**Problem to work on**
Transcribe the listing that follows in full, omitting pictures.

━━━ Data extract

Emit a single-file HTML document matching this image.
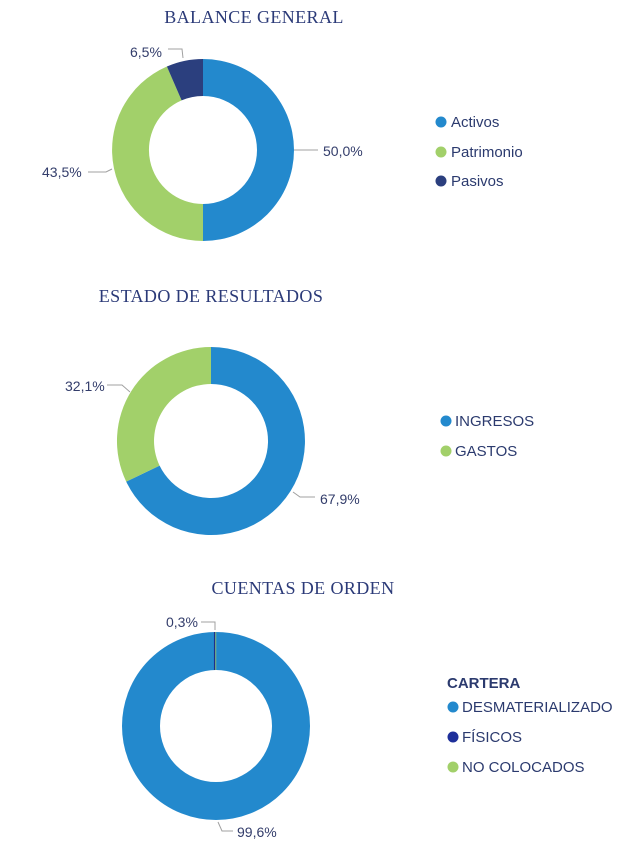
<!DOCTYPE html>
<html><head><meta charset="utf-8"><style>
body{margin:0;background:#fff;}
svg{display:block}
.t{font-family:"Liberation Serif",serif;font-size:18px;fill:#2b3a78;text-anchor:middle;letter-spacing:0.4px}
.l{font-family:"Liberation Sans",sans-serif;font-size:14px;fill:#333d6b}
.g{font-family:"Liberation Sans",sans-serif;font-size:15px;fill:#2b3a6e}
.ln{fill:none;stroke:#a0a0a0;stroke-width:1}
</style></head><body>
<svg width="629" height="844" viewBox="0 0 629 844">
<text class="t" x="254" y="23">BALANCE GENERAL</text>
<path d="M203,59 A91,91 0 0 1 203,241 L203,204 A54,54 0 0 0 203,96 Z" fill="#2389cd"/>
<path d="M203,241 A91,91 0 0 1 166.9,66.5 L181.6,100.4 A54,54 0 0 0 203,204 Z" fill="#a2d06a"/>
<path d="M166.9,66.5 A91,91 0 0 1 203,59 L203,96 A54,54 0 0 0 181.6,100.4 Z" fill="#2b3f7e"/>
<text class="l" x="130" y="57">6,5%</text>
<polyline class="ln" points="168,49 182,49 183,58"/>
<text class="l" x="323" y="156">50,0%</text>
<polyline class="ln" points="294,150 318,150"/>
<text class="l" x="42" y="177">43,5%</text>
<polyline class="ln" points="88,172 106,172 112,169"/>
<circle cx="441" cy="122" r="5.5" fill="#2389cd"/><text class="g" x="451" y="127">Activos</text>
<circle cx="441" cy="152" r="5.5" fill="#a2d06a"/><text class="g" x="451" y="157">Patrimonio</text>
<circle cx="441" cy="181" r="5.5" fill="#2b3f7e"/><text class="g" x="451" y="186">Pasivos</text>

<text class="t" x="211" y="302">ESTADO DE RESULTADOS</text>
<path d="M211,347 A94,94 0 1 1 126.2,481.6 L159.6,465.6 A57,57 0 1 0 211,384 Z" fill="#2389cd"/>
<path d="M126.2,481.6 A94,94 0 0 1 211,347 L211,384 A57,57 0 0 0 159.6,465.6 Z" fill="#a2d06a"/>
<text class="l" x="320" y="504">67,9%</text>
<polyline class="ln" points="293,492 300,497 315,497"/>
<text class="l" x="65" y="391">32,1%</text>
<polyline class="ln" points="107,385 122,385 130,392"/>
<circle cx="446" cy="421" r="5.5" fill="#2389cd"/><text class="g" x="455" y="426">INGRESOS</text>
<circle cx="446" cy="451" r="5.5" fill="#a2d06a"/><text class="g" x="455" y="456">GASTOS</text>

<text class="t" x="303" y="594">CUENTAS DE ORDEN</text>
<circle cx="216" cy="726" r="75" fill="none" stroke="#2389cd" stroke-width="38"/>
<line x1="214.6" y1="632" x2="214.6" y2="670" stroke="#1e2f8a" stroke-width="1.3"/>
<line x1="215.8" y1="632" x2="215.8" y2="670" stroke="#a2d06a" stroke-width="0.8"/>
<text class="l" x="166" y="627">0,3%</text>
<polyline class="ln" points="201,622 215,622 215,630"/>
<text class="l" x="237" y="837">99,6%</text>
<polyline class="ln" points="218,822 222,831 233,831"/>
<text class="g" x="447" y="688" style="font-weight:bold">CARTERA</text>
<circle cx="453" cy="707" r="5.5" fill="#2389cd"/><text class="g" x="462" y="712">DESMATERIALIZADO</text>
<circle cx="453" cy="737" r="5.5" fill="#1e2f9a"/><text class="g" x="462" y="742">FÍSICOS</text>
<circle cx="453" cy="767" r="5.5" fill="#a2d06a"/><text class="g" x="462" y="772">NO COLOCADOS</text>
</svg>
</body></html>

━━━━━━

**Final result**
Emit a single-file HTML document matching this image.
<!DOCTYPE html>
<html><head><meta charset="utf-8"><style>
body{margin:0;background:#fff;}
svg{display:block}
.t{font-family:"Liberation Serif",serif;font-size:18px;fill:#2b3a78;text-anchor:middle;letter-spacing:0.4px}
.l{font-family:"Liberation Sans",sans-serif;font-size:14px;fill:#333d6b}
.g{font-family:"Liberation Sans",sans-serif;font-size:15px;fill:#2b3a6e}
.ln{fill:none;stroke:#a0a0a0;stroke-width:1}
</style></head><body>
<svg width="629" height="844" viewBox="0 0 629 844">
<text class="t" x="254" y="23">BALANCE GENERAL</text>
<path d="M203,59 A91,91 0 0 1 203,241 L203,204 A54,54 0 0 0 203,96 Z" fill="#2389cd"/>
<path d="M203,241 A91,91 0 0 1 166.9,66.5 L181.6,100.4 A54,54 0 0 0 203,204 Z" fill="#a2d06a"/>
<path d="M166.9,66.5 A91,91 0 0 1 203,59 L203,96 A54,54 0 0 0 181.6,100.4 Z" fill="#2b3f7e"/>
<text class="l" x="130" y="57">6,5%</text>
<polyline class="ln" points="168,49 182,49 183,58"/>
<text class="l" x="323" y="156">50,0%</text>
<polyline class="ln" points="294,150 318,150"/>
<text class="l" x="42" y="177">43,5%</text>
<polyline class="ln" points="88,172 106,172 112,169"/>
<circle cx="441" cy="122" r="5.5" fill="#2389cd"/><text class="g" x="451" y="127">Activos</text>
<circle cx="441" cy="152" r="5.5" fill="#a2d06a"/><text class="g" x="451" y="157">Patrimonio</text>
<circle cx="441" cy="181" r="5.5" fill="#2b3f7e"/><text class="g" x="451" y="186">Pasivos</text>

<text class="t" x="211" y="302">ESTADO DE RESULTADOS</text>
<path d="M211,347 A94,94 0 1 1 126.2,481.6 L159.6,465.6 A57,57 0 1 0 211,384 Z" fill="#2389cd"/>
<path d="M126.2,481.6 A94,94 0 0 1 211,347 L211,384 A57,57 0 0 0 159.6,465.6 Z" fill="#a2d06a"/>
<text class="l" x="320" y="504">67,9%</text>
<polyline class="ln" points="293,492 300,497 315,497"/>
<text class="l" x="65" y="391">32,1%</text>
<polyline class="ln" points="107,385 122,385 130,392"/>
<circle cx="446" cy="421" r="5.5" fill="#2389cd"/><text class="g" x="455" y="426">INGRESOS</text>
<circle cx="446" cy="451" r="5.5" fill="#a2d06a"/><text class="g" x="455" y="456">GASTOS</text>

<text class="t" x="303" y="594">CUENTAS DE ORDEN</text>
<circle cx="216" cy="726" r="75" fill="none" stroke="#2389cd" stroke-width="38"/>
<line x1="214.6" y1="632" x2="214.6" y2="670" stroke="#1e2f8a" stroke-width="1.3"/>
<line x1="215.8" y1="632" x2="215.8" y2="670" stroke="#a2d06a" stroke-width="0.8"/>
<text class="l" x="166" y="627">0,3%</text>
<polyline class="ln" points="201,622 215,622 215,630"/>
<text class="l" x="237" y="837">99,6%</text>
<polyline class="ln" points="218,822 222,831 233,831"/>
<text class="g" x="447" y="688" style="font-weight:bold">CARTERA</text>
<circle cx="453" cy="707" r="5.5" fill="#2389cd"/><text class="g" x="462" y="712">DESMATERIALIZADO</text>
<circle cx="453" cy="737" r="5.5" fill="#1e2f9a"/><text class="g" x="462" y="742">FÍSICOS</text>
<circle cx="453" cy="767" r="5.5" fill="#a2d06a"/><text class="g" x="462" y="772">NO COLOCADOS</text>
</svg>
</body></html>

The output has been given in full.